HELEN KERRIDGE

HELEN KERRIDGE


Helen Kerridge has been working as an artist, photographic retoucher, illustrator, and arts tutor for over forty years.

She began her career as a teenager at a professional photographic printing laboratory in Auckland, of a time pre-computers and Photoshop, where seamless artwork was manually implemented to alter images. Her early career took her to America where she specialised in retouching portrait photographs for exhibitions. The importance of flawlessly altering prints later led to the development of her photo-realism.

Throughout her career Kerridge has worked in a variety of genres including Cubism, Impressionism, and landscape painting. She spent time in Florence studying portraiture in the sight size technique of John Singer Sargent. Of the many areas she has delved into still life continues to resonate and return to her oeuvre.

Painting in both acrylics and oils Kerridge has two forms of still life she works in: photo-realism being her main focus but a second, more stylized imaginative still life with Kereru feasting on tables laden with produce, continues to reappear. These wood pigeon paintings strongly reference the Old Dutch Masters, hinting at issues outside the objects shown, layers of meaning beyond the visible.

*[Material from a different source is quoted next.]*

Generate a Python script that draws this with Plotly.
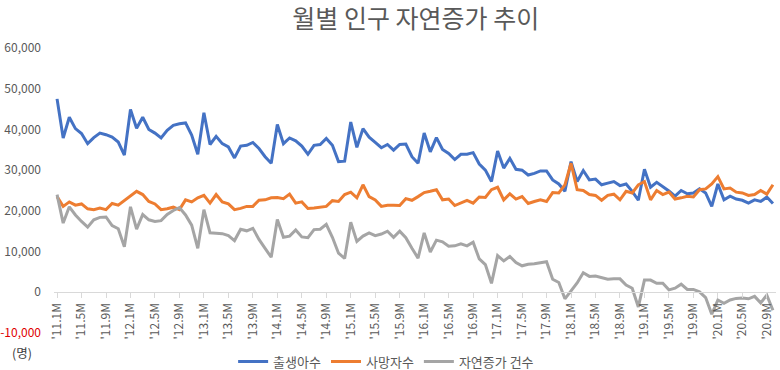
import plotly.graph_objects as go

# ---- data ----
YEARS = ["11", "12", "13", "14", "15", "16", "17", "18", "19", "20"]
MONTHS = [f"'{y}.{m}M" for y in YEARS for m in range(1, 13)][:118]  # 2011.1 .. 2020.10

TICK_LABELS = ["'11.1M", "'11.5M", "'11.9M", "'12.1M", "'12.5M", "'12.9M",
               "'13.1M", "'13.5M", "'13.9M", "'14.1M", "'14.5M", "'14.9M",
               "'15.1M", "'15.5M", "'15.9M", "'16.1M", "'16.5M", "'16.9M",
               "'17.1M", "'17.5M", "'17.9M", "'18.1M", "'18.5M", "'18.9M",
               "'19.1M", "'19.5M", "'19.9M", "'20.1M", "'20.5M", "'20.9M"]

births = [
    47500, 37900, 43000, 40200, 39000, 36500, 38000, 39100, 38700, 38100, 36900, 33700,
    44900, 40300, 43000, 40000, 39100, 37900, 39800, 41000, 41400, 41600, 38600, 33900,
    44100, 36300, 38300, 36500, 35700, 33000, 35900, 36100, 36800, 35300, 33300, 31700,
    41200, 36500, 37900, 37200, 35900, 33900, 36100, 36300, 37800, 36100, 32100, 32200,
    41800, 35600, 40200, 38100, 36800, 35500, 36300, 34900, 36300, 36400, 33300, 31700,
    39100, 34500, 38000, 35100, 34100, 32600, 33900, 33900, 34300, 31500, 30000, 27200,
    34700, 30500, 32900, 30200, 30000, 28800, 29200, 29800, 29800, 27600, 26600, 24800,
    32100, 27200, 29900, 27600, 27800, 26400, 26800, 27200, 26200, 26600, 24800, 22600,
    30200, 25800, 27000, 26000, 24900, 23600, 25000, 24200, 24400, 25400, 24400, 21100,
    26600, 22700, 23600, 22900, 22600, 21900, 22700, 22300, 23400, 21800,
]

deaths = [
    23500, 21100, 22200, 21400, 21700, 20500, 20300, 20700, 20300, 21800, 21400, 22500,
    23800, 24800, 24000, 22300, 21700, 20300, 20500, 20900, 20300, 22700, 22200, 23200,
    23800, 21900, 24000, 22200, 21700, 20300, 20600, 21100, 21100, 22600, 22700, 23200,
    23300, 23000, 24100, 21900, 22200, 20600, 20700, 20900, 21100, 22500, 22300, 24000,
    24600, 23200, 26400, 23500, 22700, 21100, 21400, 21400, 21300, 23000, 22600, 23500,
    24500, 24800, 25200, 22700, 22900, 21300, 21900, 22600, 21900, 23400, 23300, 25200,
    25800, 22700, 24200, 22900, 23500, 21800, 22300, 22700, 22300, 24500, 24400, 26400,
    31700, 25200, 25000, 24000, 23800, 22600, 23800, 24100, 22700, 24800, 24400, 26400,
    27200, 22700, 25000, 24000, 24600, 22900, 23200, 23600, 23400, 25200, 25400, 26600,
    28400, 25400, 25600, 24600, 24400, 23800, 24000, 25000, 24100, 26400,
]

natural_increase = [
    24000, 17000, 21000, 19000, 17400, 16000, 17800, 18400, 18500, 16400, 15600, 11200,
    21000, 15500, 19100, 17800, 17400, 17600, 19100, 20100, 20800, 19000, 16500, 10800,
    20300, 14600, 14500, 14400, 13900, 12700, 15500, 15100, 15700, 13000, 10800, 8600,
    17900, 13500, 13800, 15300, 13600, 13400, 15400, 15500, 16700, 13500, 9600, 8300,
    17200, 12500, 13800, 14600, 13900, 14300, 15000, 13500, 15000, 13400, 10800, 8400,
    14600, 9900, 12800, 12400, 11300, 11400, 11900, 11400, 12300, 8200, 6800, 2200,
    9000, 7700, 8800, 7300, 6500, 6900, 7000, 7200, 7500, 3200, 2400, -1600,
    400, 2300, 4800, 3900, 4000, 3600, 3200, 3300, 3300, 1800, 1000, -3600,
    3000, 3000, 2200, 2200, 600, 1000, 2000, 700, 700, 100, -1300, -5400,
    -1900, -2700, -1900, -1500, -1400, -1600, -1000, -2600, -700, -4400,
]

SERIES_NAMES = ["출생아수", "사망자수", "자연증가 건수"]
Y_TICKS = [-10000, 0, 10000, 20000, 30000, 40000, 50000, 60000]

# ---- styling ----
COLORS = ["#4472C4", "#ED7D31", "#A5A5A5"]
FONT = "Noto Sans CJK KR, Noto Sans, sans-serif"
TXT = "#595959"

fig = go.Figure()
for name, vals, col in zip(SERIES_NAMES, [births, deaths, natural_increase], COLORS):
    fig.add_trace(go.Scatter(x=MONTHS, y=vals, mode="lines", name=name,
                             line=dict(color=col, width=3)))

y_ticktext = []
for v in Y_TICKS:
    s = f"{v:,}"
    if v < 0:
        s = f"<span style='color:#E00000'>{s}</span>"
    y_ticktext.append(s)

fig.update_layout(
    width=780, height=370,
    margin=dict(l=54, r=4, t=48, b=37, autoexpand=False),
    paper_bgcolor="white", plot_bgcolor="white",
    font=dict(family=FONT, color=TXT, size=12),
    title=dict(text="월별 인구 자연증가 추이", x=0.533, xanchor="center",
               y=0.948, yanchor="middle",
               font=dict(size=25, color=TXT, family=FONT)),
    showlegend=True,
    legend=dict(orientation="h", x=0.46, xanchor="center", y=-0.1, yanchor="middle",
                font=dict(size=13, color=TXT), itemwidth=30, bgcolor="rgba(0,0,0,0)"),
    xaxis=dict(type="category", categoryorder="array", categoryarray=MONTHS,
               range=[-0.5, len(MONTHS) - 0.5],
               anchor="free", position=1 / 7,
               showline=True, linecolor="#D9D9D9", linewidth=1,
               ticks="outside", ticklen=5, tickcolor="#D9D9D9",
               tickmode="array", tickvals=TICK_LABELS, ticktext=TICK_LABELS,
               tickangle=-90, tickfont=dict(size=12, color=TXT),
               showgrid=False, zeroline=False, automargin=False),
    yaxis=dict(range=[-10000, 60000], tickmode="array", tickvals=Y_TICKS,
               ticktext=y_ticktext, showgrid=False, zeroline=False, showline=False,
               tickfont=dict(size=12, color=TXT), ticklabelstandoff=12,
               automargin=False),
    annotations=[dict(text="(명)", xref="paper", yref="paper", x=-0.044, y=-0.067,
                      xanchor="center", yanchor="middle", showarrow=False,
                      font=dict(size=12.5, color="#404040"))],
)

fig.write_html("out.html", config={"displayModeBar": False},
               post_script="document.body.style.margin='0';")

Kerridge has always had an avid interest in the symbolism imbued in the paintings of the Old Dutch Masters, and in this tradition she also infuses her photo-realism with objects capable of connecting with, and transporting the viewer. Her utilitarian subjects ubiquitously resonate and remind us of our past: an old glass milk bottle, a Crown Lynn ceramic, enamelware our grandparents used - remnants of yesteryear painted with meticulous precision. Paintings set in banal modernist environments, bathed in daylight, with a minimal grouping of items. There is stillness, a sense of contemplation, and a celebration of beauty.

Kerridge’s work is held in both private and public collections throughout New Zealand.